Apesar de um “sobreesforço” do MEC, “as reações negativas por parte dos professores, pais e sindicatos mantêm-se e progressivamente dá-se a ereção das paredes e o fecho das salas de aula”. Ana Almeida diz tratar-se de um período em que a formação de professores e os conceitos pedagógicos se tentam adaptar ao edifício escolar. Nesse esforço, socorrem-se a princípios como os da pedagogia de Celestin Freinet (1896-1966), pedagogo francês que defendia que as crianças, tal como os adultos, não gostam de imposições ou disciplinas rígidas, ou da Educação Nova, que via o conhecimento como o produto de uma descoberta feita pelo aluno.

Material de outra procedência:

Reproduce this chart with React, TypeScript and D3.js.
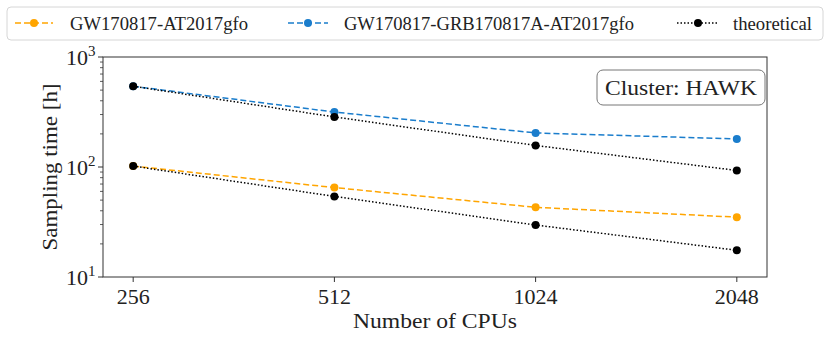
import React from "react";
import * as d3 from "d3";

const cpus = [256, 512, 1024, 2048];
const gwAt = [102, 65, 43, 35];
const gwGrbAt = [542, 316, 204, 180];
const theoryUpper = [542, 285, 157, 93];
const theoryLower = [102, 54, 29.7, 17.5];
const yMajor = [10, 100, 1000];
const yExp = ["1", "2", "3"];

const W = 831, H = 337;
const L = 103, R = 767, T = 57, B = 277;
const FONT = "Liberation Serif, DejaVu Serif, Times New Roman, serif";
const ORANGE = "#FFA500";
const BLUE = "#1a7dcc";
const TS = { fontFamily: FONT };

export default function App() {
  const x = d3.scaleLog().base(2).domain([256 / Math.pow(2, 0.15), 2048 * Math.pow(2, 0.15)]).range([L, R]);
  const y = d3.scaleLog().domain([10, 1000]).range([B, T]);
  const line = d3.line<number>().x((_, i) => x(cpus[i])).y((d) => y(d));
  const minor: number[] = [];
  [10, 100].forEach((b) => { for (let k = 2; k <= 9; k++) minor.push(b * k); });

  const series = [
    { vals: gwAt, color: ORANGE, dash: "6,3" },
    { vals: gwGrbAt, color: BLUE, dash: "6,3" },
    { vals: theoryUpper, color: "#000", dash: "1.5,2" },
    { vals: theoryLower, color: "#000", dash: "1.5,2" },
  ];

  const legend = [
    { label: "GW170817-AT2017gfo", color: ORANGE, dash: "6,3", x0: 15, x1: 53, tx: 70, tl: 178 },
    { label: "GW170817-GRB170817A-AT2017gfo", color: BLUE, dash: "6,3", x0: 288, x1: 328, tx: 344, tl: 290 },
    { label: "theoretical", color: "#000", dash: "1.5,2", x0: 677, x1: 719, tx: 733, tl: 79 },
  ];

  return (
    <svg width={W} height={H} style={{ position: "absolute", left: 0, top: 0, fontFamily: FONT }}>
      <rect x={0} y={0} width={W} height={H} fill="#fff" />
      {/* legend */}
      <rect x={7} y={7} width={816} height={33} rx={4} fill="#fff" stroke="#d6d6d6" strokeWidth={1} />
      {legend.map((l, i) => (
        <g key={i}>
          <line x1={l.x0} x2={l.x1} y1={23} y2={23} stroke={l.color} strokeWidth={1.5} strokeDasharray={l.dash} />
          <circle cx={(l.x0 + l.x1) / 2} cy={23} r={4} fill={l.color} />
          <text style={TS} x={l.tx} y={30} fontSize={19} fill="#222" textLength={l.tl} lengthAdjust="spacingAndGlyphs">{l.label}</text>
        </g>
      ))}
      {/* axes frame */}
      <rect x={L} y={T} width={R - L} height={B - T} fill="none" stroke="#333" strokeWidth={1} />
      {/* y ticks */}
      {yMajor.map((v, i) => (
        <g key={"ym" + i}>
          <line x1={L - 5} x2={L} y1={y(v)} y2={y(v)} stroke="#333" />
          <text style={TS} x={L - 15} y={y(v) + 8} fontSize={22} textAnchor="end" fill="#222">10</text>
          <text style={TS} x={L - 15} y={y(v) - 1} fontSize={15} textAnchor="start" fill="#222">{yExp[i]}</text>
        </g>
      ))}
      {minor.map((v, i) => (
        <line key={"yn" + i} x1={L - 3} x2={L} y1={y(v)} y2={y(v)} stroke="#333" strokeWidth={0.8} />
      ))}
      {/* x ticks */}
      {cpus.map((c, i) => (
        <g key={"x" + i}>
          <line x1={x(c)} x2={x(c)} y1={B} y2={B + 5} stroke="#333" />
          <text style={TS} x={x(c)} y={304} fontSize={22} textAnchor="middle" fill="#222">{c}</text>
        </g>
      ))}
      <text style={TS} x={(L + R) / 2} y={328} fontSize={22} textAnchor="middle" fill="#222" textLength={164} lengthAdjust="spacingAndGlyphs">Number of CPUs</text>
      <text style={TS} transform={`translate(57,${(T + B) / 2}) rotate(-90)`} fontSize={22} textAnchor="middle" fill="#222" textLength={167} lengthAdjust="spacingAndGlyphs">Sampling time [h]</text>
      {/* series */}
      {series.map((s, i) => (
        <g key={"s" + i}>
          <path d={line(s.vals) || ""} fill="none" stroke={s.color} strokeWidth={1.5} strokeDasharray={s.dash} />
          {s.vals.map((v, j) => (
            <circle key={j} cx={x(cpus[j])} cy={y(v)} r={4} fill={s.color} />
          ))}
        </g>
      ))}
      {/* cluster box */}
      <rect x={597} y={70} width={168} height={35} rx={6} fill="#fff" stroke="#777" strokeWidth={1} />
      <text style={TS} x={605} y={95} fontSize={22} fill="#222" textLength={152} lengthAdjust="spacingAndGlyphs">Cluster: HAWK</text>
    </svg>
  );
}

Do lado ministerial, há quase uma “imposição” de uma forma de trabalhar. Na comunidade educativa subsistem grupos a favor e contra. “Mas a “voz” mais audível expressa uma atitude negativa relativamente a este modelo de escolas que se revelava não ter alterado as práticas, mas colocado entraves à forma como os professores e agentes educativos estavam habituados a trabalhar”, esclarece a Ana Almeida. Por pressão de autarcas, sindicatos e professores, os espaços são transformados. Assim, “não foi o espaço que mudou as práticas, mas as práticas que transformaram o espaço”.

Ao fazer a genealogia das políticas de construção das escolas de área aberta, a investigadora identifica os atores, as medidas e os modos de regulação ao longo dos três períodos em que se desenvolveram. E conclui que foram “construídas a partir da circulação e mobilização de uma série de conhecimentos, configurando-se como um território de intermediação entre propostas oriundas da arquitetura, da administração e da pedagogia”.